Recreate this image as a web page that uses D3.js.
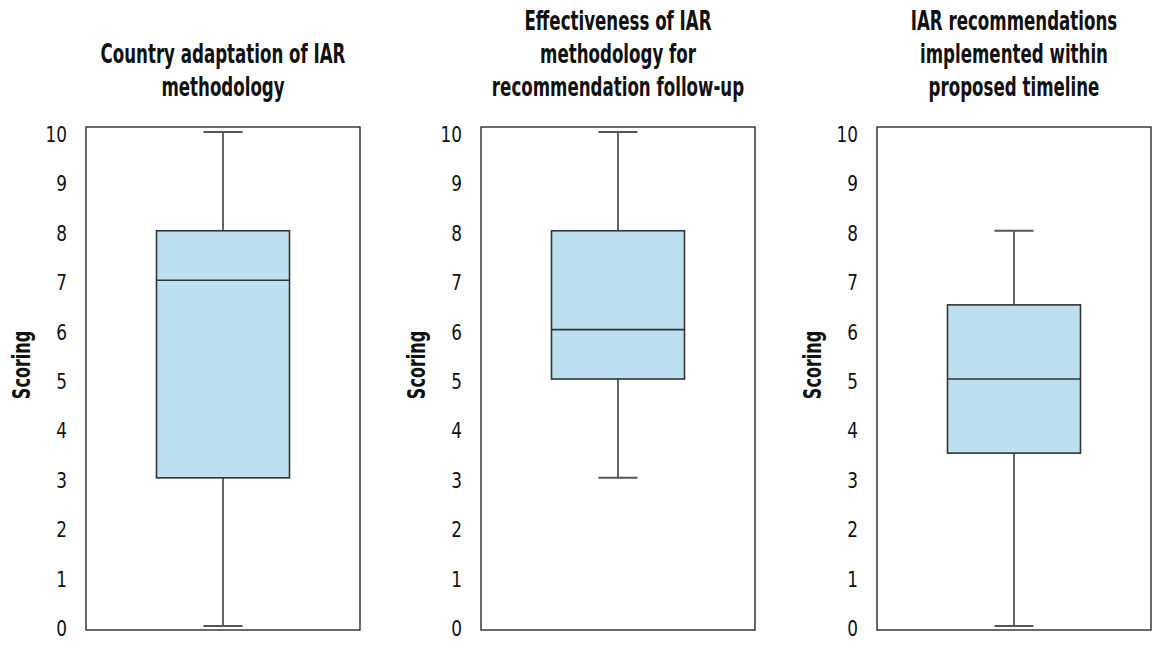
<!DOCTYPE html>
<html><head><meta charset="utf-8">
<script src="https://cdn.jsdelivr.net/npm/d3@7"></script>
<style>
html,body{margin:0;padding:0;background:#fff;}
text{font-family:"Liberation Sans Narrow","DejaVu Sans Condensed","Roboto Condensed",sans-serif;fill:#111;}
</style></head>
<body><svg id="chart" width="1153" height="645"></svg>
<script>
// ---- data ----
const titles = [
  ["Country adaptation of IAR", "methodology"],
  ["Effectiveness of IAR", "methodology for", "recommendation follow-up"],
  ["IAR recommendations", "implemented within", "proposed timeline"]
];
const mins    = [0, 3, 0];
const q1s     = [3, 5, 3.5];
const medians = [7, 6, 5];
const q3s     = [8, 8, 6.5];
const maxs    = [10, 10, 8];
const yTicks  = [0,1,2,3,4,5,6,7,8,9,10];
const yLabel  = "Scoring";

(function(){
// ---- layout ----
const svg = d3.select("#chart");
const panelLefts = [86, 481, 877];
const panelW = 274;
const plotTop = 127, plotBottom = 631;
const y = d3.scaleLinear().domain([-0.1, 10.1]).range([plotBottom, plotTop]);

const titleSize = 26, tickSize = 22;
// horizontal compression so text mimics the condensed original face
const probe = svg.append("text").attr("font-size", titleSize).attr("font-weight", "bold").text("Country adaptation of IAR");
const squeeze = 245 / probe.node().getComputedTextLength();
probe.remove();
const probe2 = svg.append("text").attr("font-size", tickSize).text("10");
const tickSqueeze = 21.5 / probe2.node().getComputedTextLength();
probe2.remove();

titles.forEach((lines, i) => {
  const x0 = panelLefts[i];
  const cx = x0 + panelW / 2;
  const g = svg.append("g");

  // title (bottom aligned)
  const n = lines.length;
  lines.forEach((t, k) => {
    g.append("text")
      .attr("transform", `translate(${cx},${96 - (n - 1 - k) * 33}) scale(${squeeze},1)`)
      .attr("text-anchor", "middle")
      .attr("font-size", titleSize).attr("font-weight", "bold")
      .text(t);
  });

  // frame
  g.append("rect")
    .attr("x", x0).attr("y", plotTop).attr("width", panelW).attr("height", plotBottom - plotTop - 1)
    .attr("fill", "none").attr("stroke", "#1a1a1a").attr("stroke-width", 1.3);

  // tick labels
  g.selectAll("text.tick").data(yTicks).enter().append("text")
    .attr("class", "tick")
    .attr("transform", d => `translate(${x0 - 19},${y(d) + 10}) scale(${tickSqueeze},1)`)
    .attr("text-anchor", "end").attr("font-size", tickSize)
    .text(d => d);

  // y-axis title
  g.append("text")
    .attr("transform", `translate(${x0 - 56},365) rotate(-90) scale(${squeeze},1)`)
    .attr("text-anchor", "middle").attr("font-size", 25).attr("font-weight", "bold")
    .text(yLabel);

  // box plot
  const boxW = 133, capW = 39;
  const bx = cx;
  g.append("line").attr("x1", bx).attr("x2", bx).attr("y1", y(maxs[i])).attr("y2", y(q3s[i]))
    .attr("stroke", "#111").attr("stroke-width", 1.3);
  g.append("line").attr("x1", bx).attr("x2", bx).attr("y1", y(q1s[i])).attr("y2", y(mins[i]))
    .attr("stroke", "#111").attr("stroke-width", 1.3);
  [maxs[i], mins[i]].forEach(v => {
    g.append("line").attr("x1", bx - capW / 2).attr("x2", bx + capW / 2)
      .attr("y1", y(v)).attr("y2", y(v))
      .attr("stroke", "#555").attr("stroke-width", 2);
  });
  g.append("rect")
    .attr("x", bx - boxW / 2).attr("y", y(q3s[i]))
    .attr("width", boxW).attr("height", y(q1s[i]) - y(q3s[i]))
    .attr("fill", "#bde0f1").attr("stroke", "#333").attr("stroke-width", 1.6);
  g.append("line").attr("x1", bx - boxW / 2).attr("x2", bx + boxW / 2)
    .attr("y1", y(medians[i])).attr("y2", y(medians[i]))
    .attr("stroke", "#333").attr("stroke-width", 1.6);
});
})();
</script>
</body></html>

================

● To be done
From start to finish, output the listing exactly, but omit its pictures.

● Response below
Recreate this image as a web page that uses D3.js.
<!DOCTYPE html>
<html><head><meta charset="utf-8">
<script src="https://cdn.jsdelivr.net/npm/d3@7"></script>
<style>
html,body{margin:0;padding:0;background:#fff;}
text{font-family:"Liberation Sans Narrow","DejaVu Sans Condensed","Roboto Condensed",sans-serif;fill:#111;}
</style></head>
<body><svg id="chart" width="1153" height="645"></svg>
<script>
// ---- data ----
const titles = [
  ["Country adaptation of IAR", "methodology"],
  ["Effectiveness of IAR", "methodology for", "recommendation follow-up"],
  ["IAR recommendations", "implemented within", "proposed timeline"]
];
const mins    = [0, 3, 0];
const q1s     = [3, 5, 3.5];
const medians = [7, 6, 5];
const q3s     = [8, 8, 6.5];
const maxs    = [10, 10, 8];
const yTicks  = [0,1,2,3,4,5,6,7,8,9,10];
const yLabel  = "Scoring";

(function(){
// ---- layout ----
const svg = d3.select("#chart");
const panelLefts = [86, 481, 877];
const panelW = 274;
const plotTop = 127, plotBottom = 631;
const y = d3.scaleLinear().domain([-0.1, 10.1]).range([plotBottom, plotTop]);

const titleSize = 26, tickSize = 22;
// horizontal compression so text mimics the condensed original face
const probe = svg.append("text").attr("font-size", titleSize).attr("font-weight", "bold").text("Country adaptation of IAR");
const squeeze = 245 / probe.node().getComputedTextLength();
probe.remove();
const probe2 = svg.append("text").attr("font-size", tickSize).text("10");
const tickSqueeze = 21.5 / probe2.node().getComputedTextLength();
probe2.remove();

titles.forEach((lines, i) => {
  const x0 = panelLefts[i];
  const cx = x0 + panelW / 2;
  const g = svg.append("g");

  // title (bottom aligned)
  const n = lines.length;
  lines.forEach((t, k) => {
    g.append("text")
      .attr("transform", `translate(${cx},${96 - (n - 1 - k) * 33}) scale(${squeeze},1)`)
      .attr("text-anchor", "middle")
      .attr("font-size", titleSize).attr("font-weight", "bold")
      .text(t);
  });

  // frame
  g.append("rect")
    .attr("x", x0).attr("y", plotTop).attr("width", panelW).attr("height", plotBottom - plotTop - 1)
    .attr("fill", "none").attr("stroke", "#1a1a1a").attr("stroke-width", 1.3);

  // tick labels
  g.selectAll("text.tick").data(yTicks).enter().append("text")
    .attr("class", "tick")
    .attr("transform", d => `translate(${x0 - 19},${y(d) + 10}) scale(${tickSqueeze},1)`)
    .attr("text-anchor", "end").attr("font-size", tickSize)
    .text(d => d);

  // y-axis title
  g.append("text")
    .attr("transform", `translate(${x0 - 56},365) rotate(-90) scale(${squeeze},1)`)
    .attr("text-anchor", "middle").attr("font-size", 25).attr("font-weight", "bold")
    .text(yLabel);

  // box plot
  const boxW = 133, capW = 39;
  const bx = cx;
  g.append("line").attr("x1", bx).attr("x2", bx).attr("y1", y(maxs[i])).attr("y2", y(q3s[i]))
    .attr("stroke", "#111").attr("stroke-width", 1.3);
  g.append("line").attr("x1", bx).attr("x2", bx).attr("y1", y(q1s[i])).attr("y2", y(mins[i]))
    .attr("stroke", "#111").attr("stroke-width", 1.3);
  [maxs[i], mins[i]].forEach(v => {
    g.append("line").attr("x1", bx - capW / 2).attr("x2", bx + capW / 2)
      .attr("y1", y(v)).attr("y2", y(v))
      .attr("stroke", "#555").attr("stroke-width", 2);
  });
  g.append("rect")
    .attr("x", bx - boxW / 2).attr("y", y(q3s[i]))
    .attr("width", boxW).attr("height", y(q1s[i]) - y(q3s[i]))
    .attr("fill", "#bde0f1").attr("stroke", "#333").attr("stroke-width", 1.6);
  g.append("line").attr("x1", bx - boxW / 2).attr("x2", bx + boxW / 2)
    .attr("y1", y(medians[i])).attr("y2", y(medians[i]))
    .attr("stroke", "#333").attr("stroke-width", 1.6);
});
})();
</script>
</body></html>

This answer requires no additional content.